Interacting with Tables Locally

Hail has many useful methods for interacting with tables locally such as in an Jupyter notebook. Use the Table.show() method to see the first few rows of a table.

Table.take() will collect the first n rows of a table into a local Python list:

>>> first3 = ht.take(3)
>>> first3
[Struct(ID=1, HT=65, SEX='M', X=5, Z=4, C1=2, C2=50, C3=5),
 Struct(ID=2, HT=72, SEX='M', X=6, Z=3, C1=2, C2=61, C3=1),
 Struct(ID=3, HT=70, SEX='F', X=7, Z=3, C1=10, C2=81, C3=-5)]

Note that each element of the list is a Struct whose elements can be accessed using Python’s get attribute or get item notation:

>>> first3[0].ID
1
>>> first3[0]['ID']
1

The Table.head() method is helpful for testing pipelines. It subsets a table to the first n rows, causing downstream operations to run much more quickly.

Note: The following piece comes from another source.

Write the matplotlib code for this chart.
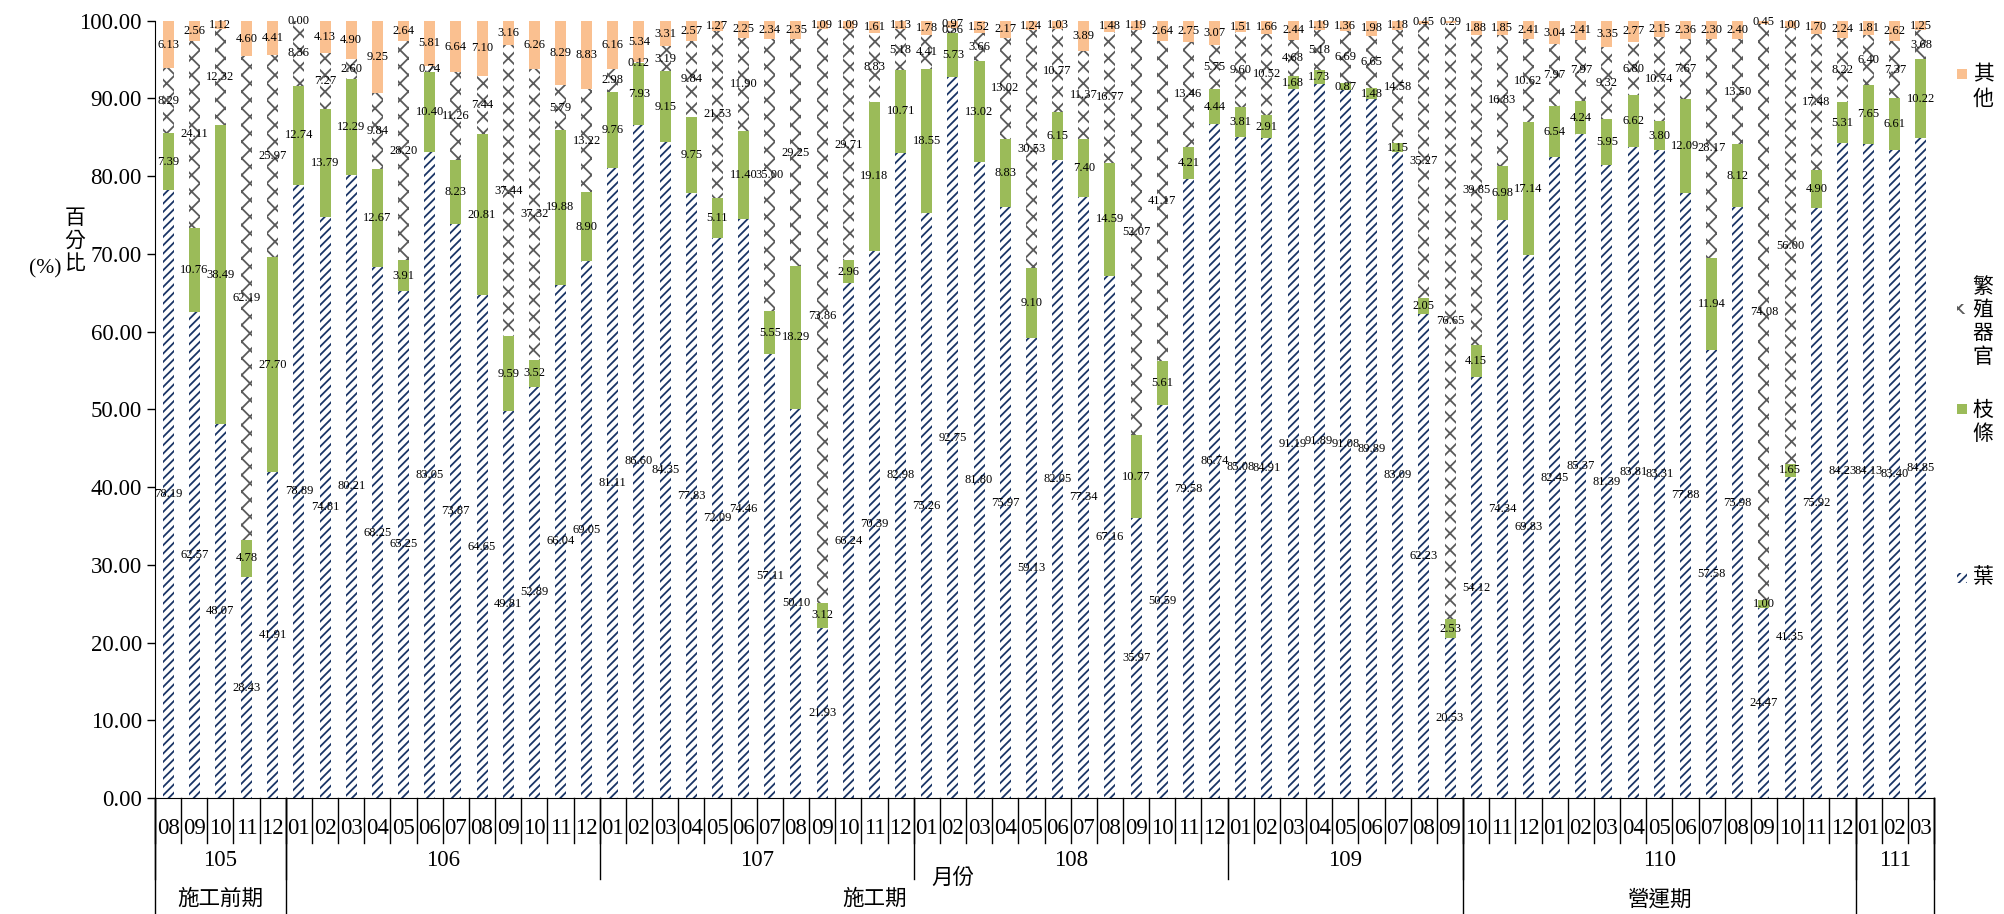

Table.describe() is a useful method for showing all of the fields of the table and their types. The types themselves can be accessed using the fields (e.g. ht.ID.dtype), and the full row and global types can be accessed with ht.row.dtype and ht.globals.dtype. The row fields that are part of the key can be accessed with Table.key. The Table.count() method returns the number of rows.

Export

Hail provides multiple methods to export data to other formats. Tables can be exported to TSV files with the Table.export() method or written to disk in Hail’s on-disk format with Table.write() (these files may be read in with read_table()). Tables can also be exported to pandas DataFrames with Table.to_pandas() or to pyspark Dataframes with Table.to_spark().